A raw talent with exciting possibilities...

“I'm kind of like, No Fixed Abode on paper.”

Connie Constance is nothing if not honest. Delivered with a wry grin, it's clear that she actually relishes the freedom she's given – and in life, so too in music. Originally a dancer, the London-based artist became more and more engrossed in the music that made her move, until she began writing songs of her own.

“Me and my friends used to just jam and play guitar in the house,” she recalls. “Obviously, being a student you're pretty broke, so I had a lot to write about. I've written poems all my life, that I can remember.
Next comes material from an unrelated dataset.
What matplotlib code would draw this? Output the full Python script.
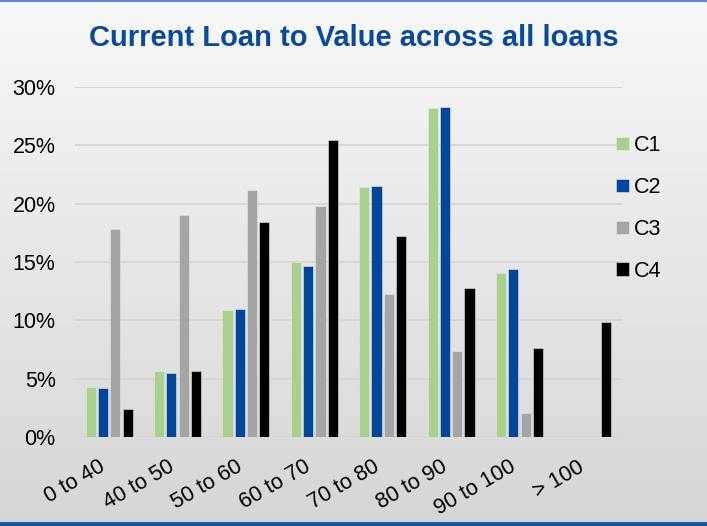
import numpy as np
import matplotlib
matplotlib.use("Agg")
import matplotlib.pyplot as plt
from matplotlib.ticker import PercentFormatter
from matplotlib.lines import Line2D

plt.rcParams['font.family'] = ['Liberation Sans', 'DejaVu Sans']

# datos (en %)
categorias = ["0 to 40", "40 to 50", "50 to 60", "60 to 70",
              "70 to 80", "80 to 90", "90 to 100", "> 100"]
series = ["C1", "C2", "C3", "C4"]
c1 = [4.3, 5.7, 10.9, 15.0, 21.4, 28.2, 14.1, 0.0]
c2 = [4.2, 5.5, 11.0, 14.7, 21.5, 28.3, 14.4, 0.0]
c3 = [17.8, 19.0, 21.2, 19.8, 12.3, 7.4, 2.1, 0.0]
c4 = [2.4, 5.7, 18.4, 25.5, 17.2, 12.8, 7.6, 9.9]
colores = ["#a9d18e", "#00469a", "#a5a5a5", "#000000"]

fig = plt.figure(figsize=(7.07, 5.26), dpi=100)

# fondo con degradado
bg = fig.add_axes([0, 0, 1, 1], zorder=-10)
grad = np.linspace(0, 1, 256).reshape(-1, 1)
bg.imshow(grad, aspect="auto", extent=[0, 1, 0, 1], origin="upper",
          cmap=matplotlib.colors.LinearSegmentedColormap.from_list(
              "bg", ["#f8f8f8", "#d6d6d6"]))
bg.axis("off")
# bordes azules
bg.add_line(Line2D([0, 1], [0.999, 0.999], color="#5b8fd0", lw=1.5, transform=bg.transAxes))
bg.add_line(Line2D([0, 1], [0.004, 0.004], color="#1756a3", lw=3.5, transform=bg.transAxes))

ax = fig.add_axes([75 / 707, 1 - 437 / 526, 547 / 707, 350 / 526])
ax.set_facecolor("none")

x = np.arange(len(categorias))
paso = 0.18
ancho = 0.148
for i, (nombre, vals) in enumerate(zip(series, [c1, c2, c3, c4])):
    ax.bar(x + (i - 1.5) * paso, np.array(vals) / 100, ancho, color=colores[i],
           label=nombre, zorder=3, edgecolor="#e8e8e8", linewidth=0.4)

ax.set_xlim(-0.5, len(categorias) - 0.5)
ax.set_ylim(0, 0.30)
ax.set_yticks(np.arange(0, 0.31, 0.05))
ax.yaxis.set_major_formatter(PercentFormatter(1.0, decimals=0))
ax.yaxis.grid(True, color="#d4d4d4", lw=1.2, zorder=0)
ax.set_axisbelow(True)
for s in ax.spines.values():
    s.set_visible(False)
ax.tick_params(axis="both", length=0, labelsize=15.5, colors="black")
ax.tick_params(axis="y", pad=14)
ax.set_xticks(x)
ax.set_xticklabels(categorias, rotation=30, ha="right")
ax.tick_params(axis="x", pad=14)

fig.text(0.5, 1 - 38 / 526, "Current Loan to Value across all loans", ha="center",
         va="center", fontsize=21, fontweight="bold", color="#0a4a9a")

ax.legend(loc="upper left", bbox_to_anchor=(0.974, 0.887), frameon=False,
          fontsize=15.5, handlelength=0.6, handleheight=0.6, handletextpad=0.2,
          labelspacing=0.97, borderaxespad=0)

fig.savefig("out.png", dpi=100)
And then I started singing them.”

A chance encounter at a warehouse party took Connie Constancee into the orbit of Blue Daisy, a producer known for his intense take on bass saturation. In reality a genial soul, the producer immediately struck up a friendship with this then-unknown singer. “I had already quit dance school by then,” she explains. “I don't know what I was planning to do. Luckily, the universe or whatever hooked me up with him. A my friend introduced me. Then we played him some stuff – I had two poorly recorded tunes on SoundCloud. We played them to him and we started working on material that night, actually.”

A feverish, continually creative individual, Connie Constance swiftly pieced together her debut EP. Writing to beats, the singer pushed herself further and further. Now plotting her second EP, the singer is launching a multi-media project with friends – oh, and she's also planning to write a novel. “It just takes so long. You have to build up all the characters and it's a never-ending story, you don't know how it's going to end. It feels like it's going to go on forever!” she laughs. “I'm a notepad geek! I buy a new notepad every month, if I'm not broke.”

Right now, though, Connie Constance is ready to explore music. She's work on a live project, while the singer is only just beginning to define her own voice. Eager to stamp out her identity, she's conscious of a burning desire to sound only like herself. “I remember I never thought I could sing when I was growing up,” she admits. “I was like, oh I'd love to be Beyonce but I can't sing! And then slowly and slowly I started listening to more covers, and I'd listen to how people adapt songs to sound differently and that would drive me insane. It was amazing how different voices could make them sound.”

“So basically I think that's how I found my voice,” she says, “because I was like, how can I make this sound like me? And no one else. I wanted to make it sound like something no one else could do. So that's how I found my voice, whatever that is.”